In Carpenter's day, the dancers wore flowers around their hats, and rosettes and ribbons on their kits. And modern Morris dancers like to do this as well, but also like to decorate their kits with shiny pins & slogan buttons, some custom-made, such as these given out as souvenirs to those who attend Morris dancing "Ales." Anything goes really, as long as it appeals and says something about one's identity.

Taken together, the Carpenter and Barrand collections allow a unique look at the sights and sounds of May Day traditions that have been actively maintained on both sides of the Atlantic for nearly 80 years. Carpenter's images and recordings capture the young English men and women who continued to keep the singing and dancing in healthy shape from its medieval origins into the twentieth century. In person and on recordings, some of those dancers and musicians shaped the traditions carried on by the Americans in Barrand's films several generations later.

You'll notice that when Carpenter was in England it was primarily young girls who did the Maypole dancing and men who did the Morris dancing. Barrand's collection reflects the change that happened on both sides of the Atlantic, but especially in North America, that the Morris is now just as likely to be performed by women as by men, and by people of varying backgrounds and ethnicities. Otherwise, the Morris remains much the same. Many of the same dances are being done to the same words and music, dancers still dress as they did in Carpenter's day, and fiddle and accordion are still used to play the instrumental accompaniment. Let's look at this continuity in May traditions using Carpenter's photographs and recordings, and Barrand's moving images.

Here's a 1928/1982 time warp: "Constant Billy" was a favorite dance & song of the Morris men in Bampton, Oxfordshire, where Carpenter recorded this version from one of his main informants, Ilmington singer and fiddler Sam Bennett who was famous for being able to play the fiddle and dance a jig at the same time! Constant Billy was still a favorite in 1982 in Putney, Vermont, where Barrand filmed Arnold Woodley's Bampton team on a visit to the US.

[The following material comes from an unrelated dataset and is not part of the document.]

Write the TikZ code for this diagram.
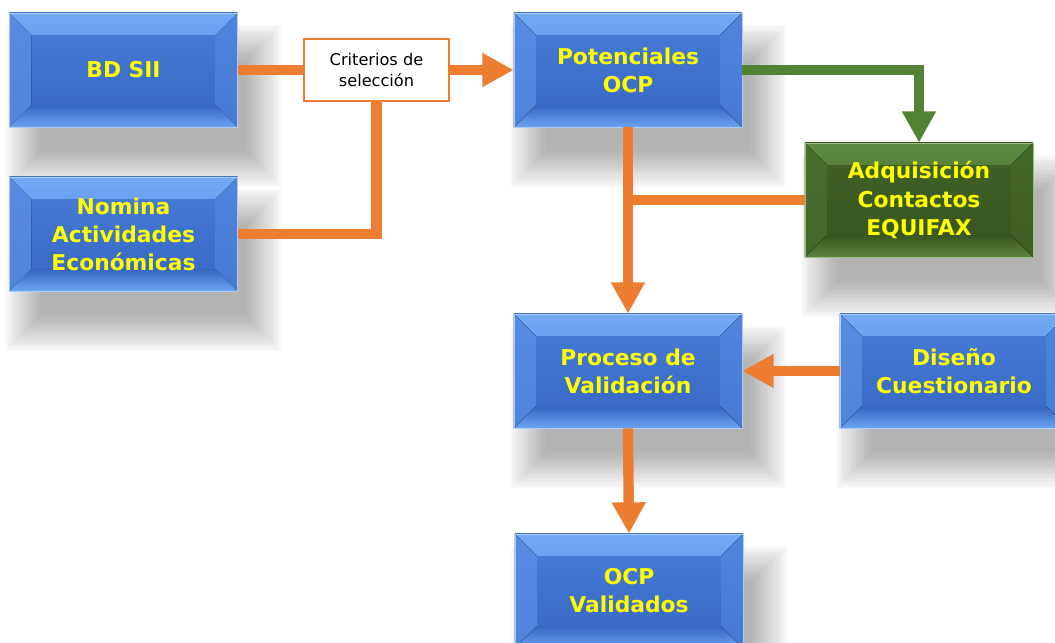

Carpenter made the earliest recordings of William "Jinky" Wells, of Bampton, who was probably the best known of the old Morris fiddlers to survive into the twentieth century. He first played for Bampton in 1899 and was their senior musician and trainer until 1953. Here's his rendition of a tune called Bonny Green Garters.

This tune has the same spirit in Barrand's film of American Morris and garland dancers at the 1980 Marlboro Morris "Ale," an annual gathering of North American and English teams.

Carpenter saw these girls in the Cotswolds doing Morris. They were probably trained by Sam Bennett. This photo that Carpenter took shows a figure in the Ilmington ribbon dance, "Maid of the Mill."

Here's the same dance being done by American women in 1984. You can hear Barrand as the Fool jokingly introduce it as "the laundry dance" because the knotted handkerchiefs look like laundry hanging on a line.

Both these collections offer much more than the spring traditions you've seen here. The Carpenter Collection, for example, is hands down one of the most important collections of British folk song and folk drama made in the 20th century, and also one of the largest. It also contains some Anglo-American and African-American traditional songs and tales as well.

The Barrand Collection not only documents Morris traditions, it's also very rich in materials on sword dancing, mummers plays, and old-style wooden-shoe or clog dancing. But the most important aspect of the Barrand Collection may be the way it captures many of the same Morris and sword teams dancing every year over more than a quarter century, letting us study a living tradition as it evolves over time.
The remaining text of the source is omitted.